Part Two: Animal ER treats all sorts of sick and injured pets

WOOLMARKET, MS (WLOX) - They provide after hours animal care for more than 100 veterinarians in South Mississippi. Doctors Jeff and Jennifer Sutton, owners of Gulf Coast Veterinarian Hospital, opened the brand new facility just a few weeks ago. It was designed and built to human standards.

The brand new, multi-million dollar facility is the finest in Mississippi. Whatever the emergency is with your pet, this Animal ER is prepared to help 24 hours a day, seven days a week.

Over the past 12 years, the Sutton's and their team have provided care for more than 40,000 animals.
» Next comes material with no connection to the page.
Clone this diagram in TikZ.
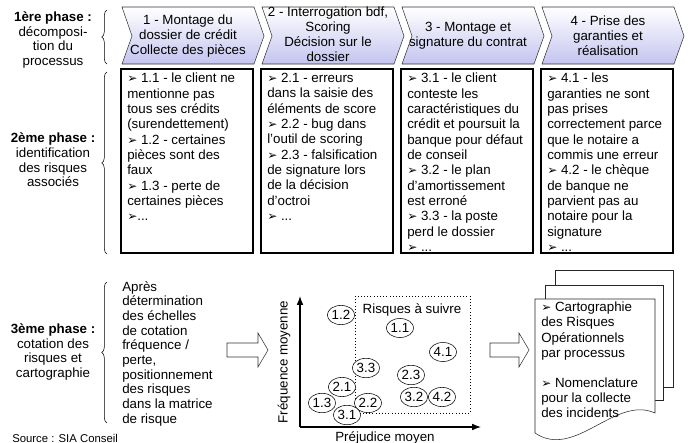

"We have several isolation wards. We have several different wards in the hospital which allows the animals to be comfortable and in a healing environment," said Jennifer. "We really value the animals in the community that we serve. We want them to have something as nice as you would have if you went to the human hospital."

Along with state of the art equipment and facilities, Jennifer says a caring staff is their most important asset.

"We have about 20 employees. Our staff is so important to us. We're so thankful to have them," said Jennifer. "They really do care about the animals as they would their own, and they're real important to us in our business. It is essential. It's essential to their caring, their healing process. Jeff and I know that the animals are in good hands, and again, we want them to be treated just as well as their own pets would be treated here in the hospital."

Though we see mostly dogs in for treatment on this Easter Sunday, an ailing cat arrives at mid-afternoon with a possible spinal cord disorder. While dogs and cats make up the majority of animal ER patients, this hospital treats all sorts of critters.

"The only things we do not treat here in this hospital are venomous snakes or monkeys, but we do see exotics, wildlife," said Jennifer. "We'll occasionally see some pocket pets like hamsters, gerbils, birds. We'll also see the occasional goat, sheep or chicken that's kept as a pet."

The Director of the Wildlife Care and Rescue Center, Alison Sharpe, relies on this animal hospital.

"Without this ER, there's a lot of animals that we wouldn't be able to retrieve. A lot of them get dropped off here because a lot of people in the community know that the ER is here. Dr. Sutton calls us, and we come over and pick the animals up from them," said Sharpe.

A Yorkshire terrier came to the Suttons to undergo surgery for a badly broken hind leg.

"They had an estimate to fix it, which was about $2,500, and they're going to opt to amputate the leg instead, said Jeff.

He says such surgeries are not uncommon, though some may cringe at the thought of amputation.

"Little dogs unfortunately get in trouble and have bad fractures. Sometimes the most economical way and very practical way is to amputate, and they do wonderful," said Jeff.

Sammy is a lucky dog this day. His wounds from a run-in with a kennel mate are not too serious.

A few well-placed staples later, and he's reunited with a thankful owner.

"It was nice to be able to have somewhere to go in the afternoon, on Easter Sunday, exactly. He's good. He's good. They took good care of him," said Sammy's owner Rob Malick.

I hope you never have to take your pet to the Animal ER, but it's comforting to know they're available 24 hours a day. Again, the hospital is located just south of Interstate 10 at the Woolmarket exit.